The 6-9 Doughty became the Marion County Player of the Year as a senior, an honor that meant the world to him. Doughty comes into Saturday’s game averaging a team-high 13.6 points and 9.3 rebounds. Assistant coach Courtney James works closely with Doughty, often pulling him aside in huddles or vice versa.

“We’ve been able to challenge him over the years,” Carlisle said. “Zane didn’t have much confidence before this year. I think that’s why he’s so humbled and appreciative when he gets accolades and awards. He’s never been the type of player to get them really so he soaks up that stuff. He wants to be good. He’s a fun kid to coach.”

Ben Davis’ roster is filled with players like Doughty, a Valparaiso recruit who was probably overlooked early in his career. Sharp, a senior guard headed to Nicholls State, is a confident, million-dollar-smile point guard who always seems in control. Butler is the team’s best 3-point shooter, quick with his release. The 6-5 Arnold is a relentless defender in the fullcourt and halfcourt.

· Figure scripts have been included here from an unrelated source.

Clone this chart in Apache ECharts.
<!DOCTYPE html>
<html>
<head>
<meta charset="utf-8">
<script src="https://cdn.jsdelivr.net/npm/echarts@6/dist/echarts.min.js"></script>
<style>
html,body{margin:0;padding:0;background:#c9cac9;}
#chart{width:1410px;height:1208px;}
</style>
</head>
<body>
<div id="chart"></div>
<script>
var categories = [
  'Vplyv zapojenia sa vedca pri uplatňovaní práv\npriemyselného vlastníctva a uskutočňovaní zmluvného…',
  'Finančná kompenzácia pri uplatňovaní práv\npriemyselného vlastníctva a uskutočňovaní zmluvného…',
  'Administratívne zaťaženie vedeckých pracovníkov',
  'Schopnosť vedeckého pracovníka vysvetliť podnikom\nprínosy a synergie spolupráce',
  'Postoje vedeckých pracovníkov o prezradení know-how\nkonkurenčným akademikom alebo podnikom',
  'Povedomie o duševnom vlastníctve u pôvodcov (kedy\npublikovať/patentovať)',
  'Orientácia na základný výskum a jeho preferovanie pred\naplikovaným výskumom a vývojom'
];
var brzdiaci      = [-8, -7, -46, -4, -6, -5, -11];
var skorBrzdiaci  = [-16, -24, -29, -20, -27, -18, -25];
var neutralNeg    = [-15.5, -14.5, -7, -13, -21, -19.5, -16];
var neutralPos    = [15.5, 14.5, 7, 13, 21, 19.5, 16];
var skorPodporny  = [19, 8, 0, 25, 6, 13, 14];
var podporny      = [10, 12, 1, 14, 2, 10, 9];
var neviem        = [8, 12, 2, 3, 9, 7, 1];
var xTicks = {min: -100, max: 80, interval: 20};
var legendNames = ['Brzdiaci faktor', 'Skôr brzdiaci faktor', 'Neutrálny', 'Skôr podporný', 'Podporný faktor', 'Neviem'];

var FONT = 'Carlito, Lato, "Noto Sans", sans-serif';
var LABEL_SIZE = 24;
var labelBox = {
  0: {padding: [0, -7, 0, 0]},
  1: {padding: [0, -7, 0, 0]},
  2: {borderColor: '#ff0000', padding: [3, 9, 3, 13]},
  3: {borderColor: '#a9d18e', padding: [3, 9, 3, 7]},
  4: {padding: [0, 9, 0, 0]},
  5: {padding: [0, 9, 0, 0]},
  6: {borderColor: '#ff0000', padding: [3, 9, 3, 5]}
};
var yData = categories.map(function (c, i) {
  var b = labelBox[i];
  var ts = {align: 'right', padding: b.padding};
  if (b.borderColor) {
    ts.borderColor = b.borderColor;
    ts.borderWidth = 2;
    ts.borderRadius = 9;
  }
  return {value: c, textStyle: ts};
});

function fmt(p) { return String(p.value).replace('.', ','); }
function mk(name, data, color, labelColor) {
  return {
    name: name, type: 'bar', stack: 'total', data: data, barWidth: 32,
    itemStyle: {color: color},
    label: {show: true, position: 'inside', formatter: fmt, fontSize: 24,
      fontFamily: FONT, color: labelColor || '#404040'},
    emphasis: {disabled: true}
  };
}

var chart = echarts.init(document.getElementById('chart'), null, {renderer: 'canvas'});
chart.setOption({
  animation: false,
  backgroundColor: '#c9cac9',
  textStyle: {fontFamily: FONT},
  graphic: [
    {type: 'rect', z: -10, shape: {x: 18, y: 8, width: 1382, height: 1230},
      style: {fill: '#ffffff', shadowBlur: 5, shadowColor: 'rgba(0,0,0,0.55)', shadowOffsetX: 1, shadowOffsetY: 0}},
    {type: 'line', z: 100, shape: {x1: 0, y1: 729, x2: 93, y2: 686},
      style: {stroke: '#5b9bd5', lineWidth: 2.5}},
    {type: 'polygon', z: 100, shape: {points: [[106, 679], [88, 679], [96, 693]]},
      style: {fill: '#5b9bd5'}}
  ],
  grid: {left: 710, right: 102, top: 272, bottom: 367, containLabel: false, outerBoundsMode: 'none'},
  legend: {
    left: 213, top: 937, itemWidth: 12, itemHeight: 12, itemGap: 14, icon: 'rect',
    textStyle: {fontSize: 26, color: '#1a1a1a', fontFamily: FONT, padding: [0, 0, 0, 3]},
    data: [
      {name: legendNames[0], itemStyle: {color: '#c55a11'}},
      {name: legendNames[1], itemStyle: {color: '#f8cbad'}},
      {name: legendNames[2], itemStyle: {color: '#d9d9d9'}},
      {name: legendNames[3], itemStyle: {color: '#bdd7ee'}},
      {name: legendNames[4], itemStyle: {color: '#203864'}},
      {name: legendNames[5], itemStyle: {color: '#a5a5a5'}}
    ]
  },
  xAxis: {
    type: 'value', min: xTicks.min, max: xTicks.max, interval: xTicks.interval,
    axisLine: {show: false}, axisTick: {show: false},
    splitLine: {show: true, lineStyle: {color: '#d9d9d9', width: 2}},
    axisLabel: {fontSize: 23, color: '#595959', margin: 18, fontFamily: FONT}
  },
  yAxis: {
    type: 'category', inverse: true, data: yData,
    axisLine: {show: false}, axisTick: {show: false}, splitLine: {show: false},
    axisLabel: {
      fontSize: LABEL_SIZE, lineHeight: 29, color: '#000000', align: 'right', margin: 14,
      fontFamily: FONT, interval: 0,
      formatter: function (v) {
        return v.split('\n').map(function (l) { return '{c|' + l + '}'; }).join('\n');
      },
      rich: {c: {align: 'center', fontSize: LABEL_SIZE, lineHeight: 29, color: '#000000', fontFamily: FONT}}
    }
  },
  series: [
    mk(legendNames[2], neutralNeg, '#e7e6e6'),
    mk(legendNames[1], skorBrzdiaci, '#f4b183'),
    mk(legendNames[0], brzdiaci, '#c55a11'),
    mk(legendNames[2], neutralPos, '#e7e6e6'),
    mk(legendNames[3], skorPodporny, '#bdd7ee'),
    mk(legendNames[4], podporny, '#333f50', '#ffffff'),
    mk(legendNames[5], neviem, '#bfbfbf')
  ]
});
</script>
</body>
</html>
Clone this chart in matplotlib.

The lefty Windham can fill it up from 3. Zackery can arguably match Arnold as a defender and has come up big in the biggest gams. Mark White, a junior, is reliable off the bench along with 6-6 senior Jesse Faires.

“I’d put my first group up against any team in the state,” Carlisle said. “But that second group, that’s where we can have real separation from other teams. We can go small, we can go big and we don’t lose much. I think a balanced team is better than a team with one guy averaging 30. It makes us tough to prepare for.”

One team chasing history. A mountain of a challenge stands in its way. Good luck getting a ticket.

Class 4A state finals details: Tipoff at 8:15 p.m. Saturday at Gainbridge Fieldhouse; game will be broadcast on Bally Sports Indiana Extra and live streamed on IHSAAtv.org. Tickets are $15 per person for one session and can be purchased at Ticketmaster.com. Participating schools also have tickets available at the respective schools.

How Kokomo can win: The Wildkats turned the ball over 16 times in a 58-51 loss to the Giants in December and got dominated on the offensive boards. That can't happen again. Value possessions, don't let the turnovers that do happen turn into layups and dunks. Make 3-pointers at a 40% clip.

How Ben Davis can win: Pressure the guards. This is an automatic for any Ben Davis opponent, but particularly in this one. Find Bidunga and keep him off the glass as much as possible. The Giants need to get off to a good start and not rely on the third quarter, though that has proven to be a reliable script. If Butler and Windham are hitting 3s, the Giants are tough to beat.

Prediction: Ben Davis 60, Kokomo 57. I think this will be a defensive battle. This score may be too high, but it's going to be a great game and awesome atmosphere.